“Staatssteun? Ja, maar enkel in ruil voor aandelen”
Moet onze overheid een zak geld geven aan een bedrijf dat net heeft beslist om 1.000 jobs te schrappen? In elk geval doet zo’n doortastende herstructurering beseffen dat het menens is, en dat het geld misschien echt nodig is om 3.000 andere jobs te redden.
De voorbije weken vonden er al gesprekken plaats, maar die lopen vast op een cruciaal punt. De overheid wil garanties over toekomstige investeringen, terwijl moederbedrijf Lufthansa geen politieke inspraak wil in de bedrijfsbeslissingen.
“Wij zetten duizend mensen buiten, geef ons nu geld: dat is niet ernstig”, vindt econoom Paul De Grauwe van de London School of Economics. “Ik denk dat we die financiële ondersteuning moeten geven, maar alleen als we ook inspraak krijgen. Anders kan je die mensen niet vertrouwen. Lufthansa moet niet komen dicteren hoe het moet, dat lijkt wel een nieuw-koloniale houding.”

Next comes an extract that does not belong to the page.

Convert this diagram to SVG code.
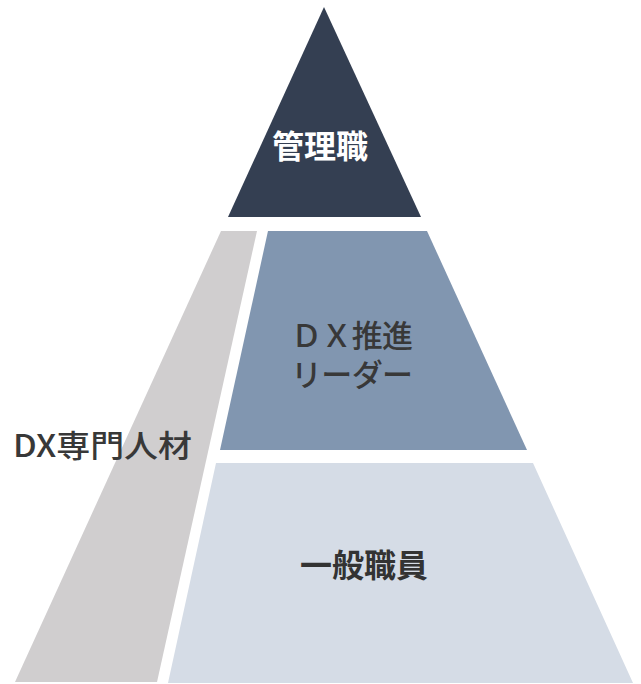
<svg xmlns="http://www.w3.org/2000/svg" width="641" height="684" viewBox="0 0 641 684">
<style>
text{font-family:"Noto Sans CJK JP","Noto Sans",sans-serif;font-size:31px;}
.w{fill:#ffffff;font-weight:bold;font-size:32px;}
.d{fill:#383838;font-weight:500;}
.b{font-weight:bold;fill:#333333;font-size:32px;}
</style>
<rect width="641" height="684" fill="#ffffff"/>
<g id="dx-specialist">
<polygon points="221,231 257,231 157,682 15,682" fill="#d0cecf"/>
<text class="d" x="13" y="457" textLength="179" lengthAdjust="spacingAndGlyphs">DX専門人材</text>
</g>
<g id="manager">
<polygon points="324,7 421,217 228,217" fill="#343f52"/>
<text class="w" x="320" y="158" text-anchor="middle">管理職</text>
</g>
<g id="dx-leader">
<polygon points="268,231 427,231 527,450 220,450" fill="#8196b0"/>
<text class="d" x="291" y="347" textLength="122">ＤＸ推進</text>
<text class="d" x="291" y="386" textLength="122">リーダー</text>
</g>
<g id="staff">
<polygon points="216,463 533,463 633,683 168,683" fill="#d5dce6"/>
<text class="b" x="364" y="577" text-anchor="middle">一般職員</text>
</g>
<g id="connectors"/>
</svg>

“De overheid moet zich de principiële vraag stellen of de ontvanger van staatssteun een van de essentiele kerntaken van de maatschappij vervult”, zegt econoom Ivan Van de Cloot van denktank Itinera. “De luchthaven is sowieso belangrijk, maar in dit geval is ook de luchtvaartmaatschappij zelf belangrijk: anders heeft die luchthaven een kleinere ampleur.”
Ego’s
“Als je die steun geeft, moet je daar wel voorwaarden aan verbinden”, zegt Van de Cloot. “Door aandeelhouder te worden, heb je controle op de geluidsoverlast en de ecologische impact. Als Lufthansa daar een probleem mee heeft, moeten die garanties op een andere manier worden gegeven.” Luchtvaarteconoom Eddy Van de Voorde (UAntwerpen) hoopt dat beide partijen erin slagen om hun ego’s opzij te zetten en een vergelijk te vinden. “De overheid wordt er achteraf beter van als ze deze steun geeft, maar ze moet dan wel afspraken maken over de terugbetaling. Net zoals we deden toen we KBC hebben gered.”